Review: Oliva Tweest – Please sah, can I have some more!

 

The producers of this show get full marks for being the first off the block in making this musical. They’ve scored a considerable coup in using the name of the most recognizable song to come out of Africa for a longtime, D’Banj’s Oliver Twist, a song which plays cleverly on the eponymous Oliver’s presumed love of excess.

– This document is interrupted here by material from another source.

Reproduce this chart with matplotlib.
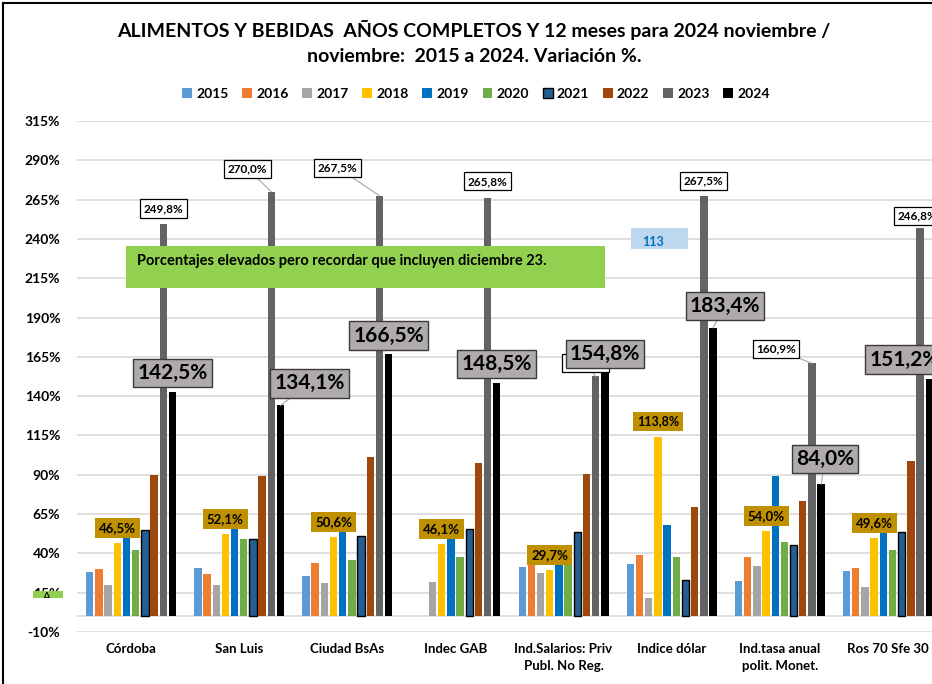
import matplotlib
matplotlib.use("Agg")
import matplotlib.pyplot as plt
import numpy as np
from matplotlib.patches import Rectangle
from matplotlib.lines import Line2D

plt.rcParams['font.family'] = ['Lato', 'DejaVu Sans']
plt.rcParams['font.weight'] = 'bold'

categories = ["Córdoba", "San Luis", "Ciudad BsAs", "Indec GAB",
              "Ind.Salarios: Priv\nPubl. No Reg.", "Indice dólar",
              "Ind.tasa anual\npolit. Monet.", "Ros 70 Sfe 30"]
years = ["2015", "2016", "2017", "2018", "2019", "2020", "2021", "2022", "2023", "2024"]

v2015 = [28.2, 30.7, 25.6, np.nan, 31.3, 33.3, 22.6, 28.8]
v2016 = [30.1, 26.9, 33.9, np.nan, 34.0, 39.0, 37.7, 30.9]
v2017 = [20.1, 19.7, 20.9, 21.8, 27.3, 11.6, 31.7, 18.8]
v2018 = [46.5, 52.1, 50.6, 46.1, 29.7, 113.8, 54.0, 49.6]
v2019 = [52.0, 57.0, 57.0, 53.0, 35.0, 58.3, 89.0, 53.0]
v2020 = [42.4, 49.4, 36.0, 37.5, 35.0, 37.7, 47.3, 41.9]
v2021 = [55.1, 49.4, 51.3, 55.3, 53.6, 23.3, 45.5, 53.6]
v2022 = [90.1, 89.0, 101.6, 97.5, 90.3, 69.3, 73.5, 98.5]
v2023 = [249.8, 270.0, 267.5, 265.8, 152.6, 267.5, 160.9, 246.8]
v2024 = [142.5, 134.1, 166.5, 148.5, 154.8, 183.4, 84.0, 151.2]
series = [v2015, v2016, v2017, v2018, v2019, v2020, v2021, v2022, v2023, v2024]

colors = ["#5B9BD5", "#ED7D31", "#A5A5A5", "#FFC000", "#0070C0",
          "#70AD47", "#255E91", "#9E480E", "#636363", "#000000"]

yticks = list(range(-10, 316, 25))

W, H = 932, 684
fig = plt.figure(figsize=(W / 100, H / 100), dpi=100)
ax = fig.add_axes([77 / W, 52 / H, 865 / W, 511 / H])

slot = 0.085
bw = 0.068
x = np.arange(len(categories))
bars = []
for j, (vals, c) in enumerate(zip(series, colors)):
    xs = x + (j - 4.5) * slot
    ec = "#000000" if j == 6 else "none"
    lw = 1.0 if j == 6 else 0
    ax.bar(xs, vals, width=bw, color=c, edgecolor=ec, linewidth=lw,
           label=years[j], zorder=3)
    bars.append(xs)

ax.set_xlim(-0.5, len(categories) - 0.5)
ax.set_ylim(-10, 315)
ax.set_yticks(yticks)
ax.set_yticklabels([f"{t}%" for t in yticks], fontsize=10, fontweight='bold')
ax.tick_params(axis='y', length=0, pad=12)
ax.set_xticks(x)
ax.set_xticklabels(categories, fontsize=9.5, fontweight='bold', linespacing=1.5)
ax.tick_params(axis='x', length=0, pad=8)
ax.grid(axis='y', color='#D9D9D9', linewidth=1.2, zorder=0)
ax.axhline(0, color='#D9D9D9', linewidth=1.2, zorder=1)
for s in ax.spines.values():
    s.set_visible(False)

def fmt(v):
    return f"{v:.1f}%".replace('.', ',')

# 2018 labels (gold)
for i, v in enumerate(v2018):
    ax.annotate(fmt(v), xy=(bars[3][i], v), xytext=(0, 16 if i == 5 else 15),
                textcoords='offset pixels', ha='center', va='center',
                fontsize=9 if i == 5 else 9.5, fontweight='bold', color='#000000', zorder=6,
                bbox=dict(boxstyle='square,pad=0.3', fc='#BF9000', ec='none'))

# 2023 labels (white)
off23 = [(0, 15), (-24, 23), (-42, 28), (0, 17), (-10, 13), (0, 15), (-36, 14), (-3, 12)]
for i, v in enumerate(v2023):
    dx, dy = off23[i]
    arr = dict(arrowstyle='-', color='#A6A6A6', lw=0.8, shrinkA=0, shrinkB=0) if (dx != 0 and i != 7) else None
    ax.annotate(fmt(v), xy=(bars[8][i], v), xytext=(dx, dy),
                textcoords='offset pixels', ha='center', va='center',
                fontsize=8.5, fontweight='bold', color='#000000', zorder=6,
                arrowprops=arr,
                bbox=dict(boxstyle='square,pad=0.3', fc='white', ec='#000000', lw=0.9))

# 2024 labels (gray, large)
off24 = [(0, 19), (29, 22), (0, 19), (0, 19), (0, 19), (12, 22), (4, 25), (-25, 19)]
for i, v in enumerate(v2024):
    dx, dy = off24[i]
    arr = dict(arrowstyle='-', color='#A6A6A6', lw=0.8, shrinkA=0, shrinkB=0) if (dx != 0 and i != 7) else None
    ax.annotate(fmt(v), xy=(bars[9][i], v), xytext=(dx, dy),
                textcoords='offset pixels', ha='center', va='center',
                fontsize=15, fontweight='bold', color='#000000', zorder=7,
                arrowprops=arr,
                bbox=dict(boxstyle='square,pad=0.2', fc='#AFABAB', ec='#3A3A3A', lw=1.0))

# Green note
fig.patches.append(Rectangle((126 / W, 1 - 288 / H), (605 - 126) / W, (288 - 246) / H,
                             transform=fig.transFigure, fc='#92D050', ec='none', zorder=8))
fig.text(137 / W, 1 - 261 / H, "Porcentajes elevados pero recordar que incluyen diciembre 23.",
         fontsize=10.5, fontweight='bold', color='#000000', va='center', ha='left', zorder=9)

# light blue note
fig.patches.append(Rectangle((631 / W, 1 - 249 / H), (688 - 631) / W, (249 - 228) / H,
                             transform=fig.transFigure, fc='#BDD7EE', ec='none', zorder=8))
fig.text(642 / W, 1 - 242 / H, "113", fontsize=9, fontweight='bold', color='#0070C0',
         va='center', ha='left', zorder=9)

# small green marker near 15%
fig.patches.append(Rectangle((33 / W, 1 - 598 / H), (63 - 33) / W, 7 / H,
                             transform=fig.transFigure, fc='#92D050', ec='none', zorder=8))
fig.text(47 / W, 1 - 595 / H, "Δ", fontsize=6, color='#000000', ha='center', va='center', zorder=9)

# Title
fig.text(474 / W, 1 - 30 / H, "ALIMENTOS Y BEBIDAS  AÑOS COMPLETOS Y 12 meses para 2024 noviembre /",
         fontsize=14, fontweight='bold', ha='center', va='center')
fig.text(474 / W, 1 - 56 / H, "noviembre:  2015 a 2024. Variación %.",
         fontsize=14, fontweight='bold', ha='center', va='center')

# Legend
handles = []
for j, c in enumerate(colors):
    ec = '#000000' if j == 6 else c
    handles.append(Rectangle((0, 0), 1, 1, fc=c, ec=ec, lw=1.0 if j == 6 else 0))
fig.legend(handles, years, loc='center', bbox_to_anchor=(476 / W, 1 - 94 / H), ncol=10,
           frameon=False, handlelength=0.7, handleheight=0.7,
           handletextpad=0.3, columnspacing=1.0, prop={'weight': 'bold', 'size': 10})

# Border
fig.add_artist(Line2D([3 / W, 3 / W], [0, 1 - 3 / H], transform=fig.transFigure, color='black', lw=1.5))
fig.add_artist(Line2D([3 / W, 1], [1 - 3 / H, 1 - 3 / H], transform=fig.transFigure, color='black', lw=1.5))

fig.savefig("out.png", dpi=100)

Apart from the lead character’s apparently insatiable appetite for women, there is notoriously little of the original Oliver Twist story in this musical though – this is about ‘Oliva Tweest’ as the global meme that means someone with an insatiable appetite for something. Instead, this is a love story-cum-loveable rogue story, which gets most of its excitement, not from the story, which it must be said is thinly developed; instead, this musical gets its excitement from the deep list of Afrobeat hits which form the score to the action, bringing life to already classic and loved hits like Yemi Alade’s ‘Johnny’, and many others – and the barnstorming performances of the dancers.

The plot is boiler plate. The hero of the story is a club promoter called Tobi, a bad boy who plays girls and leaves them, watched by his sidekicks, played respectively by the portly and incredibly graceful second half of Azonto dancing duo Home Bros, and Tom Moutchi – part of actors’ collective, Expensive.

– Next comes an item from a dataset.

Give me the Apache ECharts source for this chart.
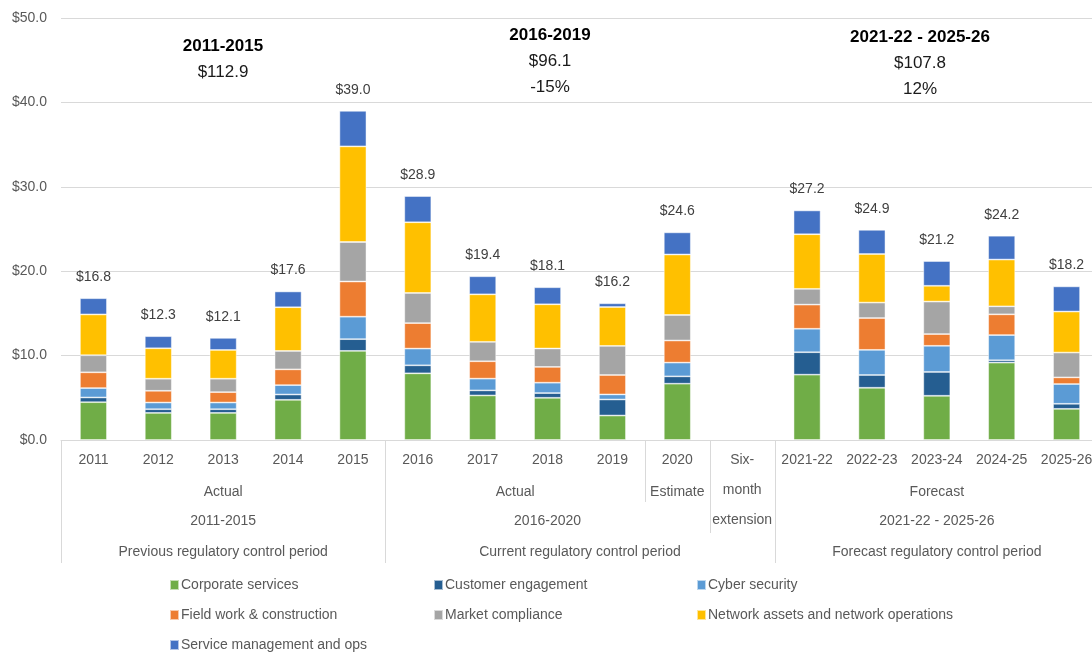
<!DOCTYPE html>
<html>
<head>
<meta charset="utf-8">
<title>Operating expenditure by category</title>
<script src="https://cdn.jsdelivr.net/npm/echarts@6/dist/echarts.min.js"></script>
<style>
  html, body { margin: 0; padding: 0; background: #ffffff; }
  #chart { width: 1092px; height: 653px; }
</style>
</head>
<body>
<div id="chart"></div>
<script>
// ---- Data ($ million per year) ----
const categories = ['2011', '2012', '2013', '2014', '2015', '2016', '2017', '2018', '2019', '2020',
  'Six-month extension', '2021-22', '2022-23', '2023-24', '2024-25', '2025-26'];

const corporateServices   = [4.48, 3.21, 3.21, 4.76, 10.56, 7.90, 5.28, 5.00, 2.90, 6.67, null, 7.74, 6.19, 5.24, 9.17, 3.69];
const customerEngagement  = [0.56, 0.44, 0.44, 0.63, 1.39, 0.95, 0.60, 0.56, 1.90, 0.87, null, 2.66, 1.51, 2.82, 0.28, 0.60];
const cyberSecurity       = [1.11, 0.79, 0.79, 1.11, 2.66, 1.98, 1.39, 1.23, 0.60, 1.63, null, 2.78, 2.98, 3.10, 2.98, 2.34];
const fieldWork           = [1.87, 1.39, 1.23, 1.87, 4.17, 3.02, 2.06, 1.87, 2.30, 2.62, null, 2.86, 3.77, 1.39, 2.46, 0.79];
const marketCompliance    = [2.02, 1.43, 1.59, 2.18, 4.68, 3.57, 2.30, 2.18, 3.45, 3.02, null, 1.87, 1.83, 3.85, 0.95, 2.94];
const networkAssets       = [4.84, 3.61, 3.41, 5.18, 11.33, 8.38, 5.63, 5.24, 4.61, 7.17, null, 6.47, 5.76, 1.87, 5.54, 4.86];
const serviceManagement   = [1.92, 1.43, 1.43, 1.87, 4.21, 3.10, 2.14, 2.02, 0.44, 2.62, null, 2.82, 2.86, 2.93, 2.82, 2.98];

const yTickValues = [0, 10, 20, 30, 40, 50];

// Category groupings shown beneath the year labels: [text, first index, last index]
const stageGroups   = [['Actual', 0, 4], ['Actual', 5, 8], ['Estimate', 9, 9], ['Forecast', 11, 15]];
const periodGroups  = [['2011-2015', 0, 4], ['2016-2020', 5, 9], ['2021-22 - 2025-26', 11, 15]];
const controlGroups = [['Previous regulatory control period', 0, 4],
                       ['Current regulatory control period', 5, 10],
                       ['Forecast regulatory control period', 11, 15]];

// Group separators: [boundary index (left edge of that category), number of label rows crossed]
const separators = [[0, 4], [5, 4], [9, 2], [10, 3], [11, 4], [16, 4]];

// Period summary notes above the bars
const periodNotes = [
  ['2011-2015', ['$112.9']],
  ['2016-2019', ['$96.1', '-15%']],
  ['2021-22 - 2025-26', ['$107.8', '12%']]
];

// ---- Presentation ----
const FONT = '"Liberation Sans", Arial, sans-serif';
const AXIS_TEXT = '#595959';
const GRID_LINE = '#d9d9d9';

const seriesDefs = [
  ['Corporate services', corporateServices, '#70AD47'],
  ['Customer engagement', customerEngagement, '#255E91'],
  ['Cyber security', cyberSecurity, '#5B9BD5'],
  ['Field work & construction', fieldWork, '#ED7D31'],
  ['Market compliance', marketCompliance, '#A5A5A5'],
  ['Network assets and network operations', networkAssets, '#FFC000'],
  ['Service management and ops', serviceManagement, '#4472C4']
];

function stackTotal(i) {
  let s = 0;
  seriesDefs.forEach(d => { if (d[1][i] != null) s += d[1][i]; });
  return s;
}

const chart = echarts.init(document.getElementById('chart'), null, { renderer: 'canvas' });

const legendCommon = {
  orient: 'vertical',
  top: 578,
  padding: 0,
  icon: 'rect',
  itemWidth: 9,
  itemHeight: 10,
  itemGap: 16,
  selectedMode: false,
  textStyle: { fontSize: 14, color: AXIS_TEXT, fontFamily: FONT, lineHeight: 14, padding: [0, 0, 0, -3] }
};

chart.setOption({
  animation: false,
  textStyle: { fontFamily: FONT },
  grid: { left: 61, right: -7, top: 18, bottom: 213, containLabel: false, outerBoundsMode: 'none' },
  legend: [
    Object.assign({ left: 169, data: ['Corporate services', 'Field work & construction', 'Service management and ops'] }, legendCommon),
    Object.assign({ left: 433, data: ['Customer engagement', 'Market compliance'] }, legendCommon),
    Object.assign({ left: 696, data: ['Cyber security', 'Network assets and network operations'] }, legendCommon)
  ],
  xAxis: {
    type: 'category',
    data: categories,
    axisLine: { show: true, lineStyle: { color: GRID_LINE, width: 1 } },
    axisTick: { show: false },
    axisLabel: {
      interval: 0,
      margin: 5,
      color: AXIS_TEXT,
      fontSize: 14,
      fontFamily: FONT,
      lineHeight: 30,
      formatter: v => v === 'Six-month extension' ? 'Six-\nmonth\nextension' : v
    }
  },
  yAxis: {
    type: 'value',
    min: yTickValues[0],
    max: yTickValues[yTickValues.length - 1],
    interval: yTickValues[1] - yTickValues[0],
    axisLine: { show: false },
    axisTick: { show: false },
    splitLine: { lineStyle: { color: GRID_LINE, width: 1 } },
    axisLabel: {
      margin: 14,
      color: AXIS_TEXT,
      fontSize: 14,
      fontFamily: FONT,
      formatter: v => '$' + v.toFixed(1)
    }
  },
  series: seriesDefs.map(([name, data, color], idx) => ({
    name,
    type: 'bar',
    stack: 'total',
    data,
    barWidth: 27,
    itemStyle: { color, borderColor: 'rgba(255,255,255,0.6)', borderWidth: 0.8 },
    emphasis: { disabled: true },
    label: idx === seriesDefs.length - 1 ? {
      show: true,
      position: 'top',
      distance: 14,
      color: '#404040',
      fontSize: 14,
      fontFamily: FONT,
      formatter: p => {
        const s = stackTotal(p.dataIndex);
        return s > 0 ? '$' + s.toFixed(1) : '';
      }
    } : { show: false }
  }))
});

// Multi-level category labels, separators and period notes, placed from the axis scale
function buildOverlay() {
  const c0 = chart.convertToPixel({ xAxisIndex: 0 }, 0);
  const c1 = chart.convertToPixel({ xAxisIndex: 0 }, 1);
  const step = c1 - c0;
  const edge = i => c0 - step / 2 + i * step;
  const baseY = chart.convertToPixel({ yAxisIndex: 0 }, 0);
  const rowBottoms = [baseY + 32, baseY + 62, baseY + 93, baseY + 123];
  const rowCenters = [baseY + 20, baseY + 52, baseY + 81, baseY + 112];

  const elements = [];

  separators.forEach(([b, rows]) => {
    const x = Math.round(edge(b)) + 0.5;
    elements.push({
      type: 'line',
      silent: true,
      shape: { x1: x, y1: baseY, x2: x, y2: rowBottoms[rows - 1] },
      style: { stroke: GRID_LINE, lineWidth: 1 }
    });
  });

  const addRow = (groups, row) => {
    groups.forEach(([text, a, b]) => {
      elements.push({
        type: 'text',
        silent: true,
        style: {
          text,
          x: (edge(a) + edge(b + 1)) / 2,
          y: rowCenters[row],
          align: 'center',
          verticalAlign: 'middle',
          fill: AXIS_TEXT,
          fontSize: 14,
          fontFamily: FONT
        }
      });
    });
  };
  addRow(stageGroups, 1);
  addRow(periodGroups, 2);
  addRow(controlGroups, 3);

  // Summary notes over each regulatory period
  const noteAnchors = [[223, 46], [550, 35], [920, 37]];
  periodNotes.forEach(([title, lines], k) => {
    const [x, y] = noteAnchors[k];
    elements.push({
      type: 'text', silent: true,
      style: { text: title, x, y, align: 'center', verticalAlign: 'middle',
               fill: '#000000', fontSize: 17, fontWeight: 'bold', fontFamily: FONT }
    });
    lines.forEach((t, j) => {
      elements.push({
        type: 'text', silent: true,
        style: { text: t, x, y: y + 26 * (j + 1), align: 'center', verticalAlign: 'middle',
                 fill: '#1a1a1a', fontSize: 17, fontFamily: FONT }
      });
    });
  });

  chart.setOption({ graphic: { elements } });
}

buildOverlay();
</script>
</body>
</html>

Tobi’s mother, a stereotyped portrayal of many a Nigerian matriarch deplores his behaviour and blames herself for the lack of a father figure in his life, a problem she comes close to remedying when she meets a Pastor, and his daughter, Testimony. Testimony who secretly wants to become a singer, performs under a false name at the Cokobar, where our hero is often to be found, usually hiding from his overzealous love interest, a Jamaican girl, Keysha.

When her secret is revealed all hell breaks loose.

Painfully the story doesn’t really fulfil its potential. The characters are little more than stereotypes and vehicles for cheap jokes, and the device of a song as an expression of emotion, or a particular mental state was not always perfectly achieved. Narratively, one leaves feeling cheated, as the characters never work that hard to win our emotional engagement. There are moments of brilliance though – the characters referring to Keysha and Tobi’s entanglements as a “situationship”; the deft use of particular proverbs, including this pithy number about the strong- headed: “Ears that will not listen to advice, accompany the head when it is chopped off” and – the freestyle by a group of dancers, although irrelevant to the story, are all slick crowdpleasers.

More worryingly, as an audience we’re invited to laugh at one of the characters who stutters- to their credit, the audience I was a part of, was noticeably uncomfortable and did not laugh. This reliance on base stereotype also reflects on the character of Keysha, the only non-African character in the play, although we ultimately pity her, it’s not to the writer’s credit that her every behaviour is a stereotype of Africans’ worst assumptions about their West Indian cousins.  Still, despite all this, Oliva Tweest is not only redeemed, but also elevated by its ambition, and the sheer enthusiasm of the performances, including, the really extraordinary vocal talents of Vicky Sola, in the role of Testimony.

There are many familiar faces to followers of Afrobeats culture, in particular a whole host of Youtube stars – the strong performances came from the actor who plays the pastor; the lead actor is satisfactory but not impressive in his role, though Tom Moutchi gives a pleasant performance as his sidekick.

But the person that shines most in this, less for her acting, and more for her belter of a voice, is the singer Vicky Sola who plays Testimony.

All that said, the songs are the real crowdpleasers and stars of the show, and it’s clear that with a stronger story, and direction this musical, with its potent combination of music from popular culture and ribald theatre has the potential to be a barnstorming success both in the UK and Nigeria, nuances of audience notwithstanding. But it will need to get a better more nuanced story that does credit to the intelligence of African and non-African audiences alike.

Oliva Tweest the Afrobeats Musical was at Hackney Empire September 6 – 7th 2014.